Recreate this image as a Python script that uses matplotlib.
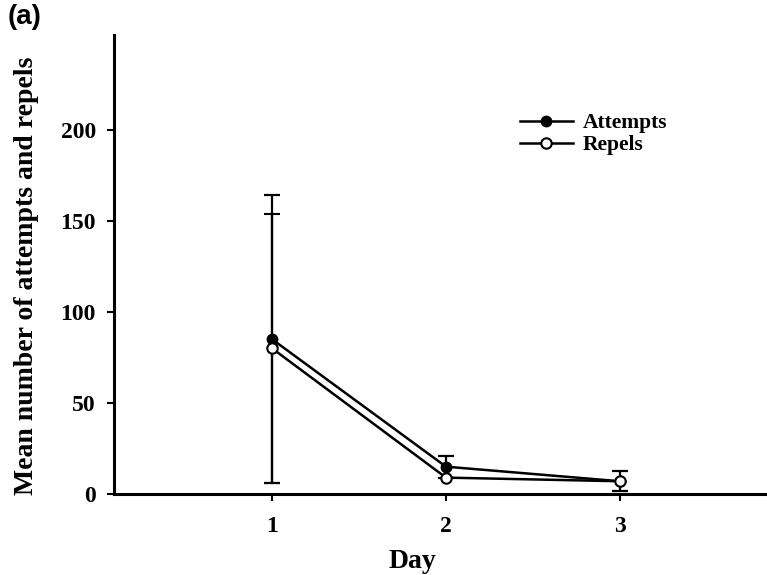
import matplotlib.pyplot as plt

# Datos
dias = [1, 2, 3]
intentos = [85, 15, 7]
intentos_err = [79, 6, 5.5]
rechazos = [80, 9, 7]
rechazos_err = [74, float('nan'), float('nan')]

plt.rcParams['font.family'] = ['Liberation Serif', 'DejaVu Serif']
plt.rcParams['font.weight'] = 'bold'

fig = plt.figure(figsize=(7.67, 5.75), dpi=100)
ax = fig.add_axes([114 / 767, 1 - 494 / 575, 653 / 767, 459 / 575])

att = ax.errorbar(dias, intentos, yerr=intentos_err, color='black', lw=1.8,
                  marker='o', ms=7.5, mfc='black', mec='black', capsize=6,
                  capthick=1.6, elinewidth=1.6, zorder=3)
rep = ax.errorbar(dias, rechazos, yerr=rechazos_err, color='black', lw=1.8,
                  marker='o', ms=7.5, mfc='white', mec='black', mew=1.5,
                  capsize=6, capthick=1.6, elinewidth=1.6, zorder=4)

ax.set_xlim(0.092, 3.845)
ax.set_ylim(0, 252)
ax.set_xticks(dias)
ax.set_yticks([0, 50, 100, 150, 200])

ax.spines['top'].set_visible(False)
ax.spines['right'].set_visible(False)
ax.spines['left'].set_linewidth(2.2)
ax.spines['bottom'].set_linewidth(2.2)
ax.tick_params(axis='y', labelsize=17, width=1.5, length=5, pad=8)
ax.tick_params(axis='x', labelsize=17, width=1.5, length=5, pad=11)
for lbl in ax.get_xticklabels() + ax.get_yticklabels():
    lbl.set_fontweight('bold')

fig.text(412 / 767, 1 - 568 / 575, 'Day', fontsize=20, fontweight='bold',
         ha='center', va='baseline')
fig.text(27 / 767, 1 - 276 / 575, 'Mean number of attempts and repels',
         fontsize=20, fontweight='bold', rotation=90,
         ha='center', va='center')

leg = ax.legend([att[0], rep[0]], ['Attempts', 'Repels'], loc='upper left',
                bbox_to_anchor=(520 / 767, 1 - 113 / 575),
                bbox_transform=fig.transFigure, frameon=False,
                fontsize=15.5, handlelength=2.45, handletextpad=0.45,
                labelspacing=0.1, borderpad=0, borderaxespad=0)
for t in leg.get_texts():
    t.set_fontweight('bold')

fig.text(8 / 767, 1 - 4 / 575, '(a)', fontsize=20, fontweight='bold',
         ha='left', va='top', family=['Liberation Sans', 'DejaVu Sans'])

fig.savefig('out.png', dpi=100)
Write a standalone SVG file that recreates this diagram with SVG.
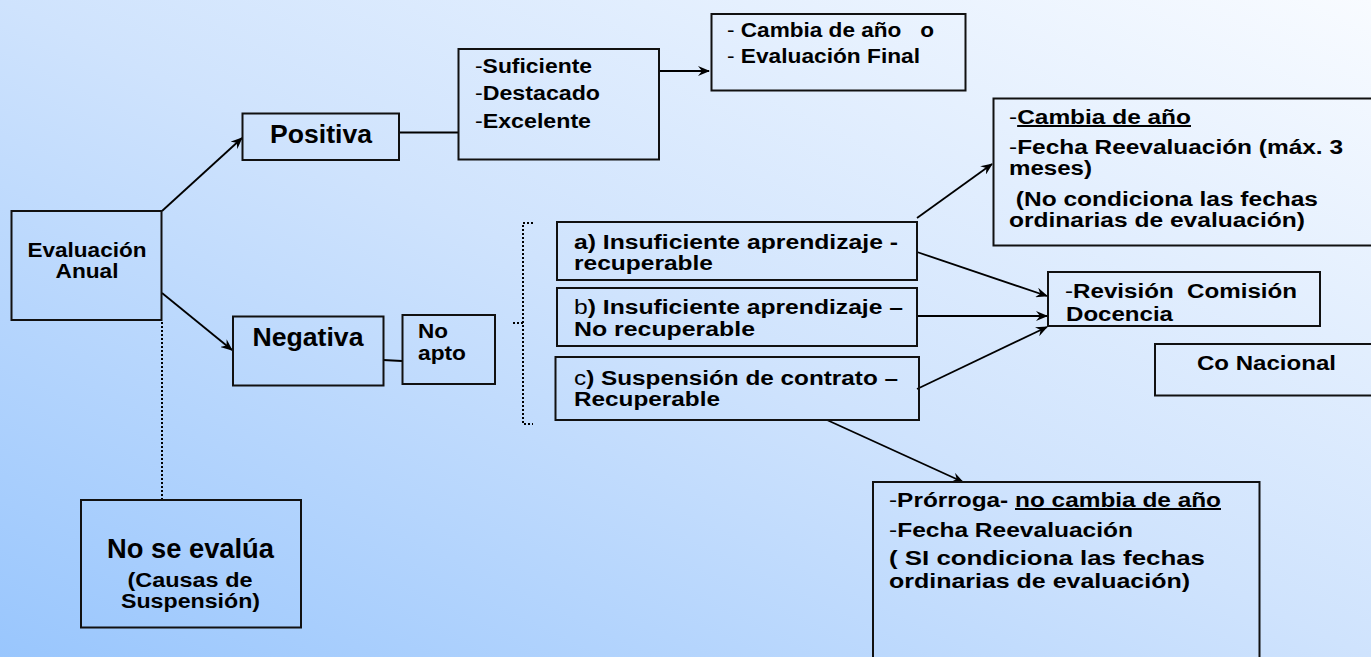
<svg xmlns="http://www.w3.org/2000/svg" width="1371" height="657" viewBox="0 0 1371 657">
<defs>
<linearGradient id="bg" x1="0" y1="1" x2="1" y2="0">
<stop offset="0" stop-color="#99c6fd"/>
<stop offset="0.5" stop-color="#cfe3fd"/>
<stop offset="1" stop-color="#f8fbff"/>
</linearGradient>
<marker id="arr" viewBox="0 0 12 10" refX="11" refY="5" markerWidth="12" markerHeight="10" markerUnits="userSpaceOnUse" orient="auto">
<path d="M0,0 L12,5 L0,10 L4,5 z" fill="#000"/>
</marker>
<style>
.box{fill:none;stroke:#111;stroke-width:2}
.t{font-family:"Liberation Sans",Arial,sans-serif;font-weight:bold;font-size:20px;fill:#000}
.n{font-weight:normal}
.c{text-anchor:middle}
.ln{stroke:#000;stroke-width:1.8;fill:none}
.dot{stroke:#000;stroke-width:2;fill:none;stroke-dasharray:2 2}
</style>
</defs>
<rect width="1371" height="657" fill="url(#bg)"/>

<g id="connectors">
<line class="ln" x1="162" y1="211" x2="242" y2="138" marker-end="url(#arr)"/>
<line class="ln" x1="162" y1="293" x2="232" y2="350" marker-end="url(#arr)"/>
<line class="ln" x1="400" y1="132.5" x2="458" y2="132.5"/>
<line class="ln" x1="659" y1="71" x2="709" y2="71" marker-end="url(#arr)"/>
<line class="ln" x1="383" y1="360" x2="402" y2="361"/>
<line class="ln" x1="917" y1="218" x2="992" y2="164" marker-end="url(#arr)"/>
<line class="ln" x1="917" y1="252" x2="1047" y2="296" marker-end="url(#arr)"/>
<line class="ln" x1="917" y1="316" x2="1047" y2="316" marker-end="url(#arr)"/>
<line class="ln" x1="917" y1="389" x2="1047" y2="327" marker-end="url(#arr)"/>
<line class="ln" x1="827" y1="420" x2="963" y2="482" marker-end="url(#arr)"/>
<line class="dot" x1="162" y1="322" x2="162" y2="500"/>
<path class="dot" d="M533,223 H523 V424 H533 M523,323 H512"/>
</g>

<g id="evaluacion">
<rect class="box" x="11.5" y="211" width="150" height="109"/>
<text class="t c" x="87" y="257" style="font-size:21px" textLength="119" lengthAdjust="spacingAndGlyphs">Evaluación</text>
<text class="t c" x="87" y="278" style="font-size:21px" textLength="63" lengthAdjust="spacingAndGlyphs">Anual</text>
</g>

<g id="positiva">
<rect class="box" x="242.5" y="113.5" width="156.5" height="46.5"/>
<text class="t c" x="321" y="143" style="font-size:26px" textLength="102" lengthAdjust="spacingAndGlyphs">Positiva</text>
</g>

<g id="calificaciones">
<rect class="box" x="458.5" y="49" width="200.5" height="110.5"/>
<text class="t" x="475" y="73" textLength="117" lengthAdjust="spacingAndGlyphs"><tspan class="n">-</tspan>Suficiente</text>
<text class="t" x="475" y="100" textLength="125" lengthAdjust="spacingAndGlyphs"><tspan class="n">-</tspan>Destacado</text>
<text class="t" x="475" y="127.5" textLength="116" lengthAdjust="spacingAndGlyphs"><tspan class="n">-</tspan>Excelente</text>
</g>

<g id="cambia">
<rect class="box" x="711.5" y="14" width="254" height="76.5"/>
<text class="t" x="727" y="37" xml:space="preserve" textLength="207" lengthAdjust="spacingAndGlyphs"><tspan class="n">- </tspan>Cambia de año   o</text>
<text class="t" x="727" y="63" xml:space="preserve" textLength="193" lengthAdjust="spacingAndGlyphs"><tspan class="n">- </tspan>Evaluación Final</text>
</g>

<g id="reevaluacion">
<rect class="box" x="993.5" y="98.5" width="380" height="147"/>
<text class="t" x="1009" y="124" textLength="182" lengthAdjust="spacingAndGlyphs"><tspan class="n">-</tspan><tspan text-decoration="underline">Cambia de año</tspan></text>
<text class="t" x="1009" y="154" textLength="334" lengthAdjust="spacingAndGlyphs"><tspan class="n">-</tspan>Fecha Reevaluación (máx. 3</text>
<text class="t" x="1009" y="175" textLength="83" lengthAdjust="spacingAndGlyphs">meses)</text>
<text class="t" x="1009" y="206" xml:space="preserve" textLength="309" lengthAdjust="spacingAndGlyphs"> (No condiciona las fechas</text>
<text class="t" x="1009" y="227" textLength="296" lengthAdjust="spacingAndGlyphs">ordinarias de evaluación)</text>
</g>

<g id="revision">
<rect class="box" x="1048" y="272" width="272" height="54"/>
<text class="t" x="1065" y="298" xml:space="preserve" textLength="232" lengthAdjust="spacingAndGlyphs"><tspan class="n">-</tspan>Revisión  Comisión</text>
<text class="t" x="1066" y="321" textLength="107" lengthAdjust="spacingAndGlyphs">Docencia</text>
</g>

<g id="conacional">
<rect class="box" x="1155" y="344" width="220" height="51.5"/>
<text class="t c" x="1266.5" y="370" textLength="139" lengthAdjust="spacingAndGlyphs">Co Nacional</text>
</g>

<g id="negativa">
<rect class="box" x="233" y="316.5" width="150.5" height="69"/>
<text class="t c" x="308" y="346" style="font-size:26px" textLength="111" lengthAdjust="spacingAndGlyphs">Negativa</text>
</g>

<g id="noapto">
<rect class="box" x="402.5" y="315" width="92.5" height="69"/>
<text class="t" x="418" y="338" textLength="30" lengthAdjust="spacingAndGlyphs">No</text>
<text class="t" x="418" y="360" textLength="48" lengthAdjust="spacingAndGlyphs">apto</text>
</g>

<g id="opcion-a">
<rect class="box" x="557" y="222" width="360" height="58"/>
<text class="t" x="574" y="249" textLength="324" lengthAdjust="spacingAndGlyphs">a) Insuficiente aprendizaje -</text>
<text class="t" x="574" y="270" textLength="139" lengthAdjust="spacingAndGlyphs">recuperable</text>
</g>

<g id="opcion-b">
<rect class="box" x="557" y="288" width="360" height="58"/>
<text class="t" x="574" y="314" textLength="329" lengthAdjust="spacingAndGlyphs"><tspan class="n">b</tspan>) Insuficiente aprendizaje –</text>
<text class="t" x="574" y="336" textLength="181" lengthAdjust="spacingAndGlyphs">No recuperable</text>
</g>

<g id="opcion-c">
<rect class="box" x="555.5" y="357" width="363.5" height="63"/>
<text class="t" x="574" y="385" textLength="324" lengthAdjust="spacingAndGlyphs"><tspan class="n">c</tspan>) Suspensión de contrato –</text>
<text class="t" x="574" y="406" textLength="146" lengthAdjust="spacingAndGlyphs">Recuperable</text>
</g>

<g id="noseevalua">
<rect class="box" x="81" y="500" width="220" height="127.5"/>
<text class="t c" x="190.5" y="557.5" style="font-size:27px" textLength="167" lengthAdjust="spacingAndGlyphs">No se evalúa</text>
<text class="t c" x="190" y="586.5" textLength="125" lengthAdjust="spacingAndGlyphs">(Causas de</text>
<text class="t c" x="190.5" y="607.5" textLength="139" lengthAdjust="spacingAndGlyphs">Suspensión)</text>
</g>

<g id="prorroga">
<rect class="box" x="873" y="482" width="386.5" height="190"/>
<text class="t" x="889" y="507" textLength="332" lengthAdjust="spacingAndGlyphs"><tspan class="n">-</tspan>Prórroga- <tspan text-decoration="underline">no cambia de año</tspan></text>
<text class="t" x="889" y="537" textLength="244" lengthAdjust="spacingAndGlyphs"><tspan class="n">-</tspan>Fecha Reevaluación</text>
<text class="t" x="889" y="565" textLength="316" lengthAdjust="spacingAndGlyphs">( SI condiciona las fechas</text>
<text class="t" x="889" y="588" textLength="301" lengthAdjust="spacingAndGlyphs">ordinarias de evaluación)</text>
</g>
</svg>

§ **Do this**:
Leave out the pictures and restate, word for word, the lines from the top of the data through the line containing "plt.rcParams['font.weight'] = 'bold'", both included.

§ **Exercise answer**:
Recreate this image as a Python script that uses matplotlib.
import matplotlib.pyplot as plt

# Datos
dias = [1, 2, 3]
intentos = [85, 15, 7]
intentos_err = [79, 6, 5.5]
rechazos = [80, 9, 7]
rechazos_err = [74, float('nan'), float('nan')]

plt.rcParams['font.family'] = ['Liberation Serif', 'DejaVu Serif']
plt.rcParams['font.weight'] = 'bold'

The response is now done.